- _GOAL_
Can you write out the whole listing exactly?

[start]

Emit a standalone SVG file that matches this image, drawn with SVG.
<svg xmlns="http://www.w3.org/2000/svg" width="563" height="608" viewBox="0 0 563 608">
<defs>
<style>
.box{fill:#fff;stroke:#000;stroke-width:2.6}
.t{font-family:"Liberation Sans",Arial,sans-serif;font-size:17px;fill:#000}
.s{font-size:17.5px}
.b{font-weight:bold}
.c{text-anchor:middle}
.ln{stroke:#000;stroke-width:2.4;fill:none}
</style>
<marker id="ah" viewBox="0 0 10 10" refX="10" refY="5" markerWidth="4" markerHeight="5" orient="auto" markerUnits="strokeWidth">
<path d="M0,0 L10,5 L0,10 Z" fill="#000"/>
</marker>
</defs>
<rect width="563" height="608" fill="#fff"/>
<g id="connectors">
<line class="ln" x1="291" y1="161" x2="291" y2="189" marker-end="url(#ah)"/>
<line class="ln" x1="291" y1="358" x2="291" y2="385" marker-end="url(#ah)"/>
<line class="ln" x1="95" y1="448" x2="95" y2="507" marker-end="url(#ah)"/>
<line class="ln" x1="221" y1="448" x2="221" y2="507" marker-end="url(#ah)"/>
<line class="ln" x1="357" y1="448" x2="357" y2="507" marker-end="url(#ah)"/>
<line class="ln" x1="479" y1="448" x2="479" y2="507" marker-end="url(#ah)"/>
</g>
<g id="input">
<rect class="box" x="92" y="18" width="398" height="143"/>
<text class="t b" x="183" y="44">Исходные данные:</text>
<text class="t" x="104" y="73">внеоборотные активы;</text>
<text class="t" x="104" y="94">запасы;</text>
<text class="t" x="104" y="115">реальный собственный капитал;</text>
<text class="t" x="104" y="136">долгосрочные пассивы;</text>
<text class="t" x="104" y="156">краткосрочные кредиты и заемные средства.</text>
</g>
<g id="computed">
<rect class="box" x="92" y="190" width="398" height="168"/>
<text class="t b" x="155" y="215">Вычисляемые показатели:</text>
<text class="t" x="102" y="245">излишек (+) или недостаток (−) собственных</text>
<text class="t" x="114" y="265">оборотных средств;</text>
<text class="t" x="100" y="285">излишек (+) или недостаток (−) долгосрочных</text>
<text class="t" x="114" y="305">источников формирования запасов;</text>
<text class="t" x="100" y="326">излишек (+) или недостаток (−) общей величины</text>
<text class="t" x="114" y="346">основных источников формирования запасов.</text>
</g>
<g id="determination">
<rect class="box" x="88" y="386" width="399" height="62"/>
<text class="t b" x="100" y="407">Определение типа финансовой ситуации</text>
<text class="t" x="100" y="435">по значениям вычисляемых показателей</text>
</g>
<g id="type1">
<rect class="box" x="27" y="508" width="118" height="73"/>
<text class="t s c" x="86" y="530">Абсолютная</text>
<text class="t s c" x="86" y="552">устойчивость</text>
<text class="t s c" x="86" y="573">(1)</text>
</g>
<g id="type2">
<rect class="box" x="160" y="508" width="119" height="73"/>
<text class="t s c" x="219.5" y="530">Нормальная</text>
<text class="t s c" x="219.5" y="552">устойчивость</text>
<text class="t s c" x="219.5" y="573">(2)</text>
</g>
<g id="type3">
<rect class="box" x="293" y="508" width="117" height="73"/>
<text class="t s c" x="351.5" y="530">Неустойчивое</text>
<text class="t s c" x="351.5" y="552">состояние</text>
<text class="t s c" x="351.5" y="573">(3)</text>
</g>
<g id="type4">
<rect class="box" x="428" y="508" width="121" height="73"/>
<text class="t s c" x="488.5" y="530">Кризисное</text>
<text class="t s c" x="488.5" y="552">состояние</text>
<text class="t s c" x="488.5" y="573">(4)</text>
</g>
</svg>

[end]

- _TASK RESPONSE_
Emit a standalone SVG file that matches this image, drawn with SVG.
<svg xmlns="http://www.w3.org/2000/svg" width="563" height="608" viewBox="0 0 563 608">
<defs>
<style>
.box{fill:#fff;stroke:#000;stroke-width:2.6}
.t{font-family:"Liberation Sans",Arial,sans-serif;font-size:17px;fill:#000}
.s{font-size:17.5px}
.b{font-weight:bold}
.c{text-anchor:middle}
.ln{stroke:#000;stroke-width:2.4;fill:none}
</style>
<marker id="ah" viewBox="0 0 10 10" refX="10" refY="5" markerWidth="4" markerHeight="5" orient="auto" markerUnits="strokeWidth">
<path d="M0,0 L10,5 L0,10 Z" fill="#000"/>
</marker>
</defs>
<rect width="563" height="608" fill="#fff"/>
<g id="connectors">
<line class="ln" x1="291" y1="161" x2="291" y2="189" marker-end="url(#ah)"/>
<line class="ln" x1="291" y1="358" x2="291" y2="385" marker-end="url(#ah)"/>
<line class="ln" x1="95" y1="448" x2="95" y2="507" marker-end="url(#ah)"/>
<line class="ln" x1="221" y1="448" x2="221" y2="507" marker-end="url(#ah)"/>
<line class="ln" x1="357" y1="448" x2="357" y2="507" marker-end="url(#ah)"/>
<line class="ln" x1="479" y1="448" x2="479" y2="507" marker-end="url(#ah)"/>
</g>
<g id="input">
<rect class="box" x="92" y="18" width="398" height="143"/>
<text class="t b" x="183" y="44">Исходные данные:</text>
<text class="t" x="104" y="73">внеоборотные активы;</text>
<text class="t" x="104" y="94">запасы;</text>
<text class="t" x="104" y="115">реальный собственный капитал;</text>
<text class="t" x="104" y="136">долгосрочные пассивы;</text>
<text class="t" x="104" y="156">краткосрочные кредиты и заемные средства.</text>
</g>
<g id="computed">
<rect class="box" x="92" y="190" width="398" height="168"/>
<text class="t b" x="155" y="215">Вычисляемые показатели:</text>
<text class="t" x="102" y="245">излишек (+) или недостаток (−) собственных</text>
<text class="t" x="114" y="265">оборотных средств;</text>
<text class="t" x="100" y="285">излишек (+) или недостаток (−) долгосрочных</text>
<text class="t" x="114" y="305">источников формирования запасов;</text>
<text class="t" x="100" y="326">излишек (+) или недостаток (−) общей величины</text>
<text class="t" x="114" y="346">основных источников формирования запасов.</text>
</g>
<g id="determination">
<rect class="box" x="88" y="386" width="399" height="62"/>
<text class="t b" x="100" y="407">Определение типа финансовой ситуации</text>
<text class="t" x="100" y="435">по значениям вычисляемых показателей</text>
</g>
<g id="type1">
<rect class="box" x="27" y="508" width="118" height="73"/>
<text class="t s c" x="86" y="530">Абсолютная</text>
<text class="t s c" x="86" y="552">устойчивость</text>
<text class="t s c" x="86" y="573">(1)</text>
</g>
<g id="type2">
<rect class="box" x="160" y="508" width="119" height="73"/>
<text class="t s c" x="219.5" y="530">Нормальная</text>
<text class="t s c" x="219.5" y="552">устойчивость</text>
<text class="t s c" x="219.5" y="573">(2)</text>
</g>
<g id="type3">
<rect class="box" x="293" y="508" width="117" height="73"/>
<text class="t s c" x="351.5" y="530">Неустойчивое</text>
<text class="t s c" x="351.5" y="552">состояние</text>
<text class="t s c" x="351.5" y="573">(3)</text>
</g>
<g id="type4">
<rect class="box" x="428" y="508" width="121" height="73"/>
<text class="t s c" x="488.5" y="530">Кризисное</text>
<text class="t s c" x="488.5" y="552">состояние</text>
<text class="t s c" x="488.5" y="573">(4)</text>
</g>
</svg>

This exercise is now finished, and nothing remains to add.